Senior Advocate of Nigeria and 1st Vice-President, NBA (2008-2010); and Chair, NBA Human Rights Institute (2008-2010), Ikeazor Ajovi Akaraiwe, SAN has condemned the recommendation that Professor Chidi Odinkalu be recommended to the legal practitioners’ disciplinary committee for degrading the profession.

Akaraiwe, in a statement sent to Law & Sciety Magazine, said:

“I read the statement attributed to Minister Nyesom Wike calling for Professor Chidi Odinkalu to be hauled before the legal practitioners’ disciplinary committee for degrading the profession.

“In a desert of cowardice, Professor Chidi Odinkalu represents an oasis of truth and courage, and if it seems that he goes overboard sometimes, can anyone deny that we are dealing with now-systemic rot, requiring radical excision?

“Those who have degraded this legal profession are those megalomaniacs, and visibly amoral persons whose corruption, bad manners, public uncouthness, and drunkenness are on display to a perplexed public who once thought that the legal profession was the personification of everything noble. Not Professor Chidi Odinkalu.

“Those who have degraded the legal profession are those who, whenever they open their mouths manage to convey the impression that they are educated illiterates, glaring advertisements of the failure of education in Nigeria, yet occupy political spaces better occupied by the more properly educated, and who act most unlawyerly in the public spaces they occupy. Not Professor Chidi Anselm Odinkalu.

“We call ourselves ‘learned friends’; glibly pontificating that ‘others are educated while we are learned’, whereas the paradox of the unlearned learned and the ignoble noble in the public space who call themselves fancy titles, from Barrister to Honourable stares the nation in the face. These are the ones degrading the legal profession. Not Professor Chidi Odinkalu.

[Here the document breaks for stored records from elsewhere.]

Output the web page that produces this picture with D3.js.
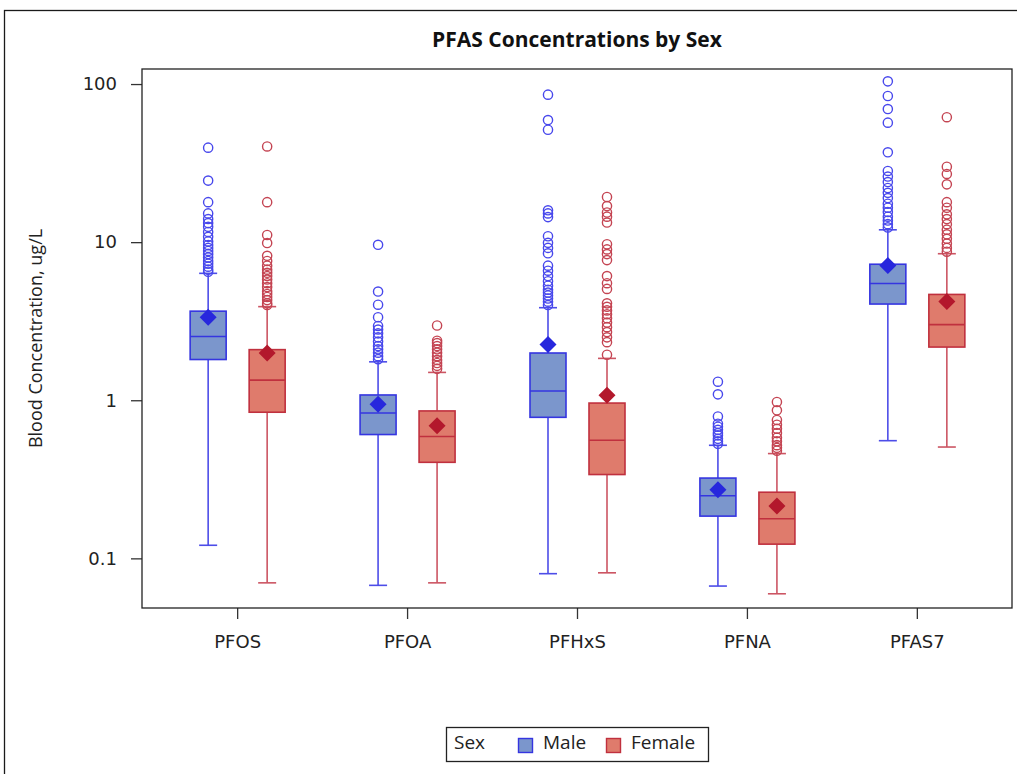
<!DOCTYPE html>
<html>
<head>
<meta charset="utf-8">
<script src="https://cdn.jsdelivr.net/npm/d3@7"></script>
<style>
  html, body { margin: 0; padding: 0; background: #fff; }
  svg { display: block; }
</style>
</head>
<body>
<svg id="chart" width="1017" height="774"></svg>
<script>
// ---- data ----
const categories = ["PFOS", "PFOA", "PFHxS", "PFNA", "PFAS7"];
const sexes = ["Male", "Female"];
const yTicks = [0.1, 1, 10, 100];

const maleQ1      = [1.81, 0.607, 0.78, 0.185, 4.06];
const maleMedian  = [2.53, 0.83, 1.145, 0.249, 5.48];
const maleQ3      = [3.66, 1.08, 1.99, 0.322, 7.25];
const maleLow     = [0.121, 0.0675, 0.080, 0.0668, 0.555];
const maleHigh    = [6.35, 1.75, 3.85, 0.519, 11.97];
const maleMean    = [3.35, 0.945, 2.25, 0.272, 7.11];
const maleOutliers = [
  [39.6, 24.5, 17.9, 15.2, 14.0, 13.2, 12.5, 11.6, 10.8, 10.1, 9.6, 9.2, 8.8, 8.4, 8.0, 7.6, 7.3, 7.0, 6.7, 6.5],
  [9.62, 4.87, 4.02, 3.35, 2.95, 2.8, 2.65, 2.5, 2.35, 2.2, 2.1, 2.0, 1.9, 1.82],
  [85.7, 59.2, 51.4, 15.9, 15.2, 14.4, 10.9, 9.9, 9.2, 8.5, 7.1, 6.6, 6.1, 5.66, 5.3, 5.0, 4.8, 4.6, 4.4, 4.2, 4.0],
  [1.31, 1.09, 0.79, 0.71, 0.68, 0.65, 0.62, 0.6, 0.57, 0.55, 0.53],
  [104, 84, 69.5, 57, 37, 28.2, 26, 24, 22, 20.5, 19, 17.5, 16.5, 15.5, 14.5, 13.7, 13, 12.4]
];

const femaleQ1     = [0.84, 0.405, 0.339, 0.123, 2.17];
const femaleMedian = [1.34, 0.59, 0.558, 0.178, 3.01];
const femaleQ3     = [2.09, 0.856, 0.96, 0.262, 4.67];
const femaleLow    = [0.070, 0.070, 0.081, 0.0597, 0.506];
const femaleHigh   = [3.91, 1.50, 1.84, 0.46, 8.45];
const femaleMean   = [1.99, 0.69, 1.076, 0.214, 4.21];
const femaleOutliers = [
  [40.3, 17.9, 11.1, 9.87, 8.2, 7.6, 7.1, 6.7, 6.4, 6.1, 5.8, 5.5, 5.2, 4.9, 4.7, 4.5, 4.3, 4.1, 4.0],
  [2.97, 2.38, 2.3, 2.2, 2.1, 2.0, 1.9, 1.8, 1.72, 1.65, 1.58],
  [19.3, 16.9, 15.4, 14.5, 13.3, 9.7, 9.0, 8.4, 7.7, 6.1, 5.5, 5.06, 4.1, 3.9, 3.7, 3.5, 3.3, 3.1, 2.9, 2.7, 2.5, 2.33, 1.94],
  [0.975, 0.864, 0.75, 0.7, 0.66, 0.62, 0.58, 0.55, 0.52, 0.5, 0.48],
  [61.7, 30, 27, 23.2, 17.9, 16.5, 15, 14, 13, 12, 11.2, 10.5, 9.8, 9.2, 8.7]
];

// ---- build table ----
function build(sex, q1, med, q3, lo, hi, mean, outs) {
  return categories.map((c, i) => ({
    cat: c, sex: sex, q1: q1[i], median: med[i], q3: q3[i],
    low: lo[i], high: hi[i], mean: mean[i], outliers: outs[i]
  }));
}
const boxes = build("Male", maleQ1, maleMedian, maleQ3, maleLow, maleHigh, maleMean, maleOutliers)
  .concat(build("Female", femaleQ1, femaleMedian, femaleQ3, femaleLow, femaleHigh, femaleMean, femaleOutliers));

const style = {
  Male:   { fill: "#7b96cc", stroke: "#3535e0", whisker: "#4d4de8", outlier: "#4848ec", mean: "#2727dd" },
  Female: { fill: "#df7b6c", stroke: "#c0303e", whisker: "#cc5563", outlier: "#c44452", mean: "#b3182c" }
};

// ---- layout ----
const svg = d3.select("#chart");
const L = 142, R = 1012, T = 69, B = 608;
const font = "'Open Sans', 'Noto Sans', sans-serif";
const tickFont = "'DejaVu Sans', Verdana, sans-serif";

// outer frame
svg.append("rect").attr("x", 4.5).attr("y", 10.5).attr("width", 1100).attr("height", 900)
  .attr("fill", "none").attr("stroke", "#1a1a1a").attr("stroke-width", 1.3);

const x = d3.scalePoint().domain(categories).range([L, R]).padding(0.56);
const offset = d3.scaleOrdinal().domain(sexes).range([-29, 30]);
const y = d3.scaleLog().domain([0.04853, 124.5]).range([B, T]);

const boxW = 36, capW = 18;

// title
svg.append("text").attr("x", (L + R) / 2).attr("y", 47).attr("text-anchor", "middle")
  .attr("font-family", font).attr("font-weight", "bold").attr("font-size", 21)
  .attr("fill", "#111").text("PFAS Concentrations by Sex");

// axes
const yAxis = d3.axisLeft(y).tickValues(yTicks).tickFormat(d3.format("~g")).tickSize(11).tickPadding(14);
const gy = svg.append("g").attr("transform", `translate(${L},0)`).call(yAxis);
const xAxis = d3.axisBottom(x).tickSize(11).tickPadding(16);
const gx = svg.append("g").attr("transform", `translate(0,${B})`).call(xAxis);
[gx, gy].forEach(g => {
  g.select(".domain").remove();
  g.selectAll(".tick line").attr("stroke", "#333").attr("stroke-width", 1.3);
  g.selectAll(".tick text").attr("font-family", tickFont).attr("font-size", 18).attr("fill", "#222");
});

// plot border
svg.append("rect").attr("x", L).attr("y", T).attr("width", R - L).attr("height", B - T)
  .attr("fill", "none").attr("stroke", "#222").attr("stroke-width", 1.3);

// y label
svg.append("text").attr("transform", `translate(42,${(T + B) / 2}) rotate(-90)`)
  .attr("text-anchor", "middle").attr("font-family", font).attr("font-size", 18)
  .attr("fill", "#222").text("Blood Concentration, ug/L");

// boxes
const g = svg.append("g");
const groups = g.selectAll("g.box").data(boxes).join("g")
  .attr("class", "box")
  .attr("transform", d => `translate(${x(d.cat) + offset(d.sex)},0)`);

// whiskers
groups.append("line").attr("x1", 0).attr("x2", 0)
  .attr("y1", d => y(d.q3)).attr("y2", d => y(d.high))
  .attr("stroke", d => style[d.sex].whisker).attr("stroke-width", 1.6);
groups.append("line").attr("x1", 0).attr("x2", 0)
  .attr("y1", d => y(d.q1)).attr("y2", d => y(d.low))
  .attr("stroke", d => style[d.sex].whisker).attr("stroke-width", 1.6);
groups.append("line").attr("x1", -capW / 2).attr("x2", capW / 2)
  .attr("y1", d => y(d.high)).attr("y2", d => y(d.high))
  .attr("stroke", d => style[d.sex].whisker).attr("stroke-width", 1.6);
groups.append("line").attr("x1", -capW / 2).attr("x2", capW / 2)
  .attr("y1", d => y(d.low)).attr("y2", d => y(d.low))
  .attr("stroke", d => style[d.sex].whisker).attr("stroke-width", 1.6);

// box
groups.append("rect").attr("x", -boxW / 2).attr("width", boxW)
  .attr("y", d => y(d.q3)).attr("height", d => y(d.q1) - y(d.q3))
  .attr("fill", d => style[d.sex].fill).attr("stroke", d => style[d.sex].stroke).attr("stroke-width", 1.6);
groups.append("line").attr("x1", -boxW / 2).attr("x2", boxW / 2)
  .attr("y1", d => y(d.median)).attr("y2", d => y(d.median))
  .attr("stroke", d => style[d.sex].stroke).attr("stroke-width", 1.6);

// outliers
groups.selectAll("circle").data(d => d.outliers.map(v => ({ v, sex: d.sex }))).join("circle")
  .attr("cx", 0).attr("cy", o => y(o.v)).attr("r", 4.6)
  .attr("fill", "none").attr("stroke", o => style[o.sex].outlier).attr("stroke-width", 1.4);

// mean diamond
groups.append("path")
  .attr("d", d => { const c = y(d.mean), s = 8.5; return `M0,${c - s}L${s},${c}L0,${c + s}L${-s},${c}Z`; })
  .attr("fill", d => style[d.sex].mean);

// legend
const lg = svg.append("g");
lg.append("rect").attr("x", 446.5).attr("y", 727.5).attr("width", 262).attr("height", 34)
  .attr("fill", "#fff").attr("stroke", "#222").attr("stroke-width", 1.3);
lg.append("text").attr("x", 454).attr("y", 749).attr("font-family", font).attr("font-size", 19)
  .attr("fill", "#222").text("Sex");
const items = lg.selectAll("g.item").data(sexes).join("g").attr("class", "item")
  .attr("transform", (d, i) => `translate(${i === 0 ? 518 : 606},0)`);
items.append("rect").attr("x", 0.5).attr("y", 738.5).attr("width", 14).attr("height", 14)
  .attr("fill", d => style[d].fill).attr("stroke", d => style[d].stroke).attr("stroke-width", 1.4);
items.append("text").attr("x", 25).attr("y", 749).attr("font-family", font).attr("font-size", 19)
  .attr("fill", "#222").text(d => d);
</script>
</body>
</html>
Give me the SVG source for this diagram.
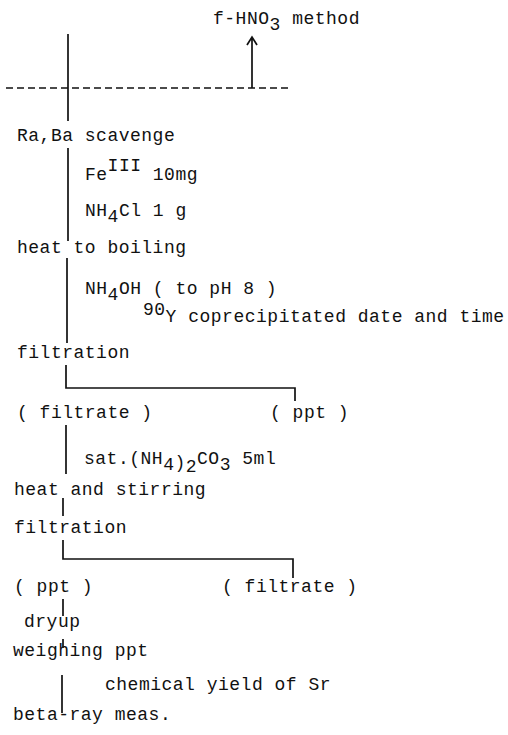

“Finally, ‘Woe to thee, O land, when thy king is a child, and thy princes eat in the morning! Blessed art thou, O land, when thy king is the son of nobles, and thy princes eat in due season, for strength, and not for drunkenness!”’- Ecclesiastes 10/16-17.

“If anyone has degraded the legal profession, please, it is certainly not Chidi. Look yourself in the mirror and see who to haul before the disciplinary committee.”

    Similarly, the Socio-Economic Rights And Accountability Project (SERAP) has urged the FCT Minister to withdraw his call asking the Body of Bencher to recommend Odinkalu for punishment.

    SERAP, in a statement posted on its X (formerly Twitter) page, said:

    “Mr Nyesom Wike, Minister of the FCT must immediately withdraw his apparently politically motivated reported call to Nigeria’s Body of Benchers to ‘invite and discipline’ human rights lawyer Chidi Odinkalu solely for the peaceful exercise of his human rights. We urge President Tinubu to call Mr Wike to order and instruct him to end the intimidation and harassment of Mr Odinkalu simply for exercising his human rights.

    “Mr Wike’s call is an affront to the independence of the administration of justice and the rule of law. The call is illustrative of a broader pattern of harassment and intimidation of human rights defenders, activists, journalists and bloggers in the country. The Tinubu administration should ensure that all lawyers in Nigeria are able to exercise their human rights and carry out their professional duties without fear of reprisal, hindrance, intimidation or harassment.

    “The UN Basic Principles on the Role of Lawyers imposes clear obligations on the Nigerian authorities to ensure that lawyers are able to carry out their professional functions safely and free from intimidation, improper interference, or fear of reprisals, and that they shall not suffer, or be threatened with, sanctions for actions taken in accordance with professional duties, standards, or ethics. Lawyers, like other individuals, enjoy the rights to freedom of expression, belief, association, and assembly under the Nigerian Constitution 1999 [as amended] and international human rights law, and are entitled to exercise these rights without suffering professional restrictions by reason of their lawful action.”